By the time Sam reached her apartment, clouds had covered the sky, light with the look of snow. The cold air felt thin against her skin as she trudged from the mailboxes to her front door.
“Here Morrison, here kitty, kitty,” Sam called as soon as she stepped inside her apartment.

A black ball of fur
, tail high in the air, came trotting down the hallway toward her. She felt him softly rubbing against her ankles. She smiled and picked the cat up and gave him a vigorous scratch beneath his chin. He purred loudly, obviously content.

Sam had never been big on cats, but when Robin died, she couldn’t let anything happen to Morrison, who Robin had named after her favorite Irish singer, Van Morrison. Sam took the cat home and she was surprised at how quickly he had grown on her.

Sam checked his water bowl, still plenty there, but his food dish was empty. She hadn’t been in her apartment since being kidnapped. The first thing she had said to Howard when she woke in the hospital that morning was, “Morrison must be starving.” Howard came over the weekend and had been here again this morning, but Morrison had eaten every morsel.

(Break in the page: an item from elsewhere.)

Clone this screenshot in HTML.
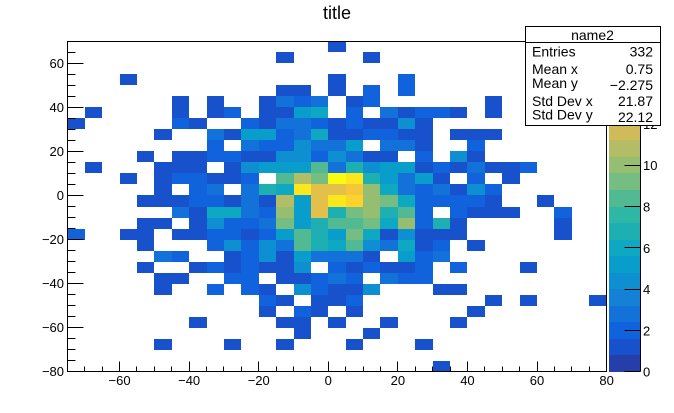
<!DOCTYPE html>
<html>
<head>
<meta charset="utf-8">
<title>title</title>
<style>
html,body{margin:0;padding:0;background:#fff;}
svg{display:block;font-family:"Liberation Sans",sans-serif;}
</style>
</head>
<body>
<svg id="chart" xmlns="http://www.w3.org/2000/svg" width="674" height="413" viewBox="0 0 674 413">
  <rect x="0" y="0" width="674" height="413" fill="#fff"/>
  <text x="337" y="19" font-size="18" text-anchor="middle" fill="#000">title</text>
  <g id="plot"></g>
  <g id="stats">
    <rect x="525.5" y="26.5" width="135" height="99" fill="#fff" stroke="#000" stroke-width="1"/>
    <line x1="525.5" y1="42.5" x2="660.5" y2="42.5" stroke="#000" stroke-width="1"/>
    <text x="592.5" y="40" font-size="14" text-anchor="middle">name2</text>
    <text x="532" y="56.5" font-size="14">Entries</text>
    <text x="653" y="56.5" font-size="14" text-anchor="end">332</text>
    <text x="532" y="74" font-size="14">Mean x</text>
    <text x="653" y="74" font-size="14" text-anchor="end">0.75</text>
    <text x="532" y="88" font-size="14">Mean y</text>
    <text x="653" y="90" font-size="14" text-anchor="end">−2.275</text>
    <text x="532" y="106" font-size="14">Std Dev x</text>
    <text x="653" y="106" font-size="14" text-anchor="end">21.87</text>
    <text x="532" y="119.5" font-size="14">Std Dev y</text>
    <text x="653" y="122" font-size="14" text-anchor="end">22.12</text>
  </g>
</svg>
<script>
// Bin counts: rows run top (y 65..70) to bottom (y -80..-75); columns run x -75..80.
const binCounts = [
[0,0,0,0,0,0,0,0,0,0,0,0,0,0,0,1,0,0,0,0,0,0,0,0,0,0,0,0,0,0,0],
[0,0,0,0,0,0,0,0,0,0,0,0,1,0,0,0,0,1,0,0,0,0,0,0,0,0,0,0,0,0,0],
[0,0,0,0,0,0,0,0,0,0,0,0,0,0,0,0,0,0,0,0,0,0,0,0,0,0,0,0,0,0,0],
[0,0,0,1,0,0,0,0,0,0,0,0,0,0,0,1,0,0,0,2,0,0,0,0,0,0,0,0,0,0,0],
[0,0,0,0,0,0,0,0,0,0,0,0,1,1,0,1,0,2,0,2,0,0,0,0,0,0,0,0,0,0,0],
[0,0,0,0,0,0,1,0,1,0,0,1,3,2,3,0,1,2,0,0,0,0,0,0,1,0,0,0,0,0,0],
[0,1,0,0,0,0,1,0,1,2,0,1,1,5,6,0,2,0,3,1,2,2,1,0,1,0,0,0,0,0,0],
[1,0,0,0,0,0,2,1,0,0,2,1,3,3,2,1,2,1,1,4,1,0,0,0,0,0,0,0,0,0,0],
[0,0,0,0,0,1,0,0,3,1,5,5,2,3,6,1,1,2,2,1,1,0,1,1,1,0,0,0,0,0,0],
[0,0,0,0,0,0,0,0,2,0,3,2,2,4,3,3,5,0,3,3,1,0,0,2,0,0,0,0,0,0,0],
[0,0,0,0,1,0,1,1,2,2,1,1,4,4,2,4,3,1,1,0,2,0,4,1,0,0,0,0,0,0,0],
[0,1,0,0,0,1,1,1,0,1,4,5,5,5,8,3,7,4,5,5,1,2,1,3,1,1,2,0,0,0,0],
[0,0,0,1,0,1,2,2,1,1,2,0,8,11,9,16,15,7,5,3,5,1,0,2,0,1,0,0,0,0,0],
[0,0,0,0,0,1,0,2,3,0,3,7,6,15,12,12,13,10,6,3,2,3,1,4,2,0,0,0,0,0,0],
[0,0,0,0,1,1,1,2,2,1,3,1,11,5,12,15,14,10,9,6,2,2,2,2,1,0,0,1,0,0,0],
[0,0,0,0,0,0,3,1,6,6,3,2,10,5,12,7,9,10,7,8,2,0,2,1,1,1,0,0,2,0,0],
[0,0,0,0,1,1,0,1,4,2,2,3,9,5,7,8,8,9,6,10,2,7,1,0,0,0,0,0,1,0,0],
[2,0,0,1,1,0,1,1,2,2,1,2,5,8,7,5,9,6,1,4,1,1,1,0,0,0,0,0,1,0,0],
[0,0,0,0,1,0,0,0,2,4,2,4,3,8,7,6,8,4,3,6,1,2,0,1,0,0,0,0,0,0,0],
[0,0,0,0,0,3,2,0,0,1,2,4,1,5,3,3,3,1,0,5,2,3,0,0,0,0,0,0,0,0,0],
[0,0,0,0,1,0,0,1,2,1,2,1,1,4,0,2,1,2,1,1,2,0,2,0,0,0,1,0,0,0,0],
[0,0,0,0,0,1,1,0,0,2,2,0,1,1,2,3,2,0,3,2,2,0,0,0,0,0,0,0,0,0,0],
[0,0,0,0,0,1,0,0,2,0,2,1,0,4,2,1,1,4,0,0,0,1,1,0,0,0,0,0,0,0,0],
[0,0,0,0,0,0,0,0,0,0,0,2,1,0,1,1,2,0,0,0,0,0,0,0,1,0,1,0,0,0,1],
[0,0,0,0,0,0,0,0,0,0,0,1,0,2,1,0,1,0,0,0,0,0,0,1,0,0,0,0,0,0,0],
[0,0,0,0,0,0,0,1,0,0,0,0,1,1,0,1,0,0,1,0,0,0,1,0,0,0,0,0,0,0,0],
[0,0,0,0,0,0,0,0,0,0,0,0,0,1,0,0,0,1,0,0,0,0,0,0,0,0,0,0,0,0,0],
[0,0,0,0,0,1,0,0,0,1,0,0,1,0,0,0,1,0,0,0,1,0,0,0,0,0,0,0,0,0,0],
[0,0,0,0,0,0,0,0,0,0,0,0,0,0,0,0,0,0,0,0,0,0,0,0,0,0,0,0,0,0,0],
[0,0,0,0,0,0,0,0,0,0,0,0,0,0,0,0,0,0,0,0,0,1,0,0,0,0,0,0,0,0,0]
];
const xTickLabels = [-60,-40,-20,0,20,40,60,80];
const yTickLabels = [-80,-60,-40,-20,0,20,40,60];
const zTickLabels = [0,2,4,6,8,10,12,14,16];

const NS = 'http://www.w3.org/2000/svg';
const plot = document.getElementById('plot');
const X_MIN = -75, X_MAX = 80, Y_MIN = -80, Y_MAX = 70, Z_MIN = 0, Z_MAX = 16;
const BIN = 5, BANDS = 20;
const L = 67.4, R = 606.6, T = 41.3, B = 371.7;
const PL = 609, PR = 640.3;
const birdStops = [[.2082,.1664,.5293],[.0592,.3599,.8684],[.0780,.5041,.8385],[.0232,.6419,.7914],[.1802,.7178,.6425],[.5301,.7492,.4662],[.8186,.7328,.3499],[.9956,.7862,.1968],[.9764,.9832,.0539]];

function xPx(v){ return L + (v - X_MIN) * (R - L) / (X_MAX - X_MIN); }
function yPx(v){ return B - (v - Y_MIN) * (B - T) / (Y_MAX - Y_MIN); }
function zPx(v){ return B - (v - Z_MIN) * (B - T) / (Z_MAX - Z_MIN); }
function bandColor(k){
  const t = Math.min(1, (k + 1) / BANDS) * (birdStops.length - 1);
  const i = Math.min(birdStops.length - 2, Math.floor(t));
  const f = t - i;
  const c = [0,1,2].map(function(j){ return Math.round(255 * (birdStops[i][j] + f * (birdStops[i+1][j] - birdStops[i][j]))); });
  return 'rgb(' + c.join(',') + ')';
}
function zColor(z){
  return bandColor(Math.min(BANDS - 1, Math.floor((z - Z_MIN) / (Z_MAX - Z_MIN) * BANDS)));
}
function rectEl(x0, y0, x1, y1, fill){
  const r = document.createElementNS(NS, 'rect');
  const xa = Math.round(x0), xb = Math.round(x1), ya = Math.round(y0), yb = Math.round(y1);
  r.setAttribute('x', xa);
  r.setAttribute('y', ya);
  r.setAttribute('width', xb - xa);
  r.setAttribute('height', yb - ya);
  r.setAttribute('fill', fill);
  r.setAttribute('shape-rendering', 'crispEdges');
  plot.appendChild(r);
  return r;
}
function lineEl(x1, y1, x2, y2){
  const l = document.createElementNS(NS, 'line');
  l.setAttribute('x1', Math.floor(x1) + .5);
  l.setAttribute('y1', Math.floor(y1) + .5);
  l.setAttribute('x2', Math.floor(x2) + .5);
  l.setAttribute('y2', Math.floor(y2) + .5);
  l.setAttribute('stroke', '#000');
  l.setAttribute('stroke-width', '1');
  l.setAttribute('shape-rendering', 'crispEdges');
  plot.appendChild(l);
  return l;
}
function textEl(x, y, str, anchor){
  const t = document.createElementNS(NS, 'text');
  t.setAttribute('x', x);
  t.setAttribute('y', y);
  t.setAttribute('font-size', '13');
  t.setAttribute('text-anchor', anchor);
  t.setAttribute('fill', '#000');
  t.textContent = String(str).replace('-', '\u2212');
  plot.appendChild(t);
  return t;
}

// heatmap cells
binCounts.forEach(function(row, r){
  row.forEach(function(count, c){
    if (count <= 0) return;
    const x0 = X_MIN + c * BIN;
    const yTop = Y_MAX - r * BIN;
    const cell = rectEl(xPx(x0), yPx(yTop), xPx(x0 + BIN), yPx(yTop - BIN), zColor(count));
    
    
  });
});

// frame
const frame = document.createElementNS(NS, 'rect');
frame.setAttribute('x', Math.floor(L) + .5);
frame.setAttribute('y', Math.floor(T) + .5);
frame.setAttribute('width', Math.floor(R) - Math.floor(L));
frame.setAttribute('height', Math.floor(B) - Math.floor(T));
frame.setAttribute('fill', 'none');
frame.setAttribute('stroke', '#000');
frame.setAttribute('stroke-width', '1');
frame.setAttribute('shape-rendering', 'crispEdges');


plot.appendChild(frame);

// x axis ticks
for (let v = X_MIN + BIN; v < X_MAX; v += BIN) {
  const minorX = lineEl(xPx(v), B, xPx(v), B - (xTickLabels.indexOf(v) >= 0 ? 10 : 5));
  
  
}
xTickLabels.forEach(function(v){
  const lab = textEl(xPx(v), 385, v, 'middle');
  
  
});

// y axis ticks
for (let v = Y_MIN + BIN; v < Y_MAX; v += BIN) {
  const minorY = lineEl(L, yPx(v), L + (yTickLabels.indexOf(v) >= 0 ? 16 : 8), yPx(v));
  
  
}
yTickLabels.forEach(function(v){
  const lab = textEl(64, yPx(v) + 4.5, v, 'end');
  
  
});

// colour bar
for (let k = 0; k < BANDS; k++) {
  const zLo = Z_MIN + k * (Z_MAX - Z_MIN) / BANDS;
  const zHi = Z_MIN + (k + 1) * (Z_MAX - Z_MIN) / BANDS;
  const band = rectEl(PL, zPx(zHi), PR, zPx(zLo), bandColor(k));
  
  
}
const zAxis = lineEl(PR, T, PR, B);


zTickLabels.forEach(function(v){
  const tick = lineEl(PR - 16, zPx(v), PR, zPx(v));
  
  
  const lab = textEl(643, zPx(v) + 5, v, 'start');
  
  
});
</script>
</body>
</html>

She retrieved a can of cat food from the cabinet. Morrison pressed himself in and around her legs, meowing with excitement as she prepared his dinner. With Morrison eating, Sam went to her bedroom and changed into blue jeans and a faded blue and green flannel shirt. She kept Robin’s favorite brown Izod sweater hanging on the doorknob to her closet. She picked it up, closed her eyes and held it to her face. Robin’s scent was fading now that Sam had been wearing it so much, but still of hint of her sister’s sweet fragrance lingered.

She headed toward the bathroom and flicked on the light. She hesitated a moment before looking in the mirror. When she did, she saw that her blue eyes looked as flat as a gray November day. The dark circles beneath them reminded her of how little she slept at night. She rubbed at the circles as if that would make them disappear. She leaned a little closer turning her head this way and that. She had been trying to ignore the tiny traces of laugh lines starting to form around her eyes, but try as she might, they were there looking back at her. She felt every bit of her thirty-two years. Her blonde hair would be ash now had she not kept it colored. It had been that way since April was born.

She had lost none of the weight she had gained since her divorce. It showed beneath her chin, a constant reminder. She pressed firmly a couple of times using the back of her hand, but it didn’t help. Sam remembered her promise to Robin shortly before her death that she would start getting in shape after the first of the year. It was her New Year’s Resolution. Robin was determined to help her lose weight. Sam knew that even if she had half her sister’s determination, she’d be able to shed these extra pounds. She splashed water on her face and brushed her teeth without looking at herself again in the mirror.

Morrison was cleaning his paws happily when Sam returned to the kitchen. She scooped him into her arms and went to the big chair in the living room, trying to ignore the pangs of loneliness that had set in the moment she walked into her apartment.

She looked around the room, feeling empty, feeling the room beginning to close in
around her. She had been here just over a year, but had never done much to make the place her home.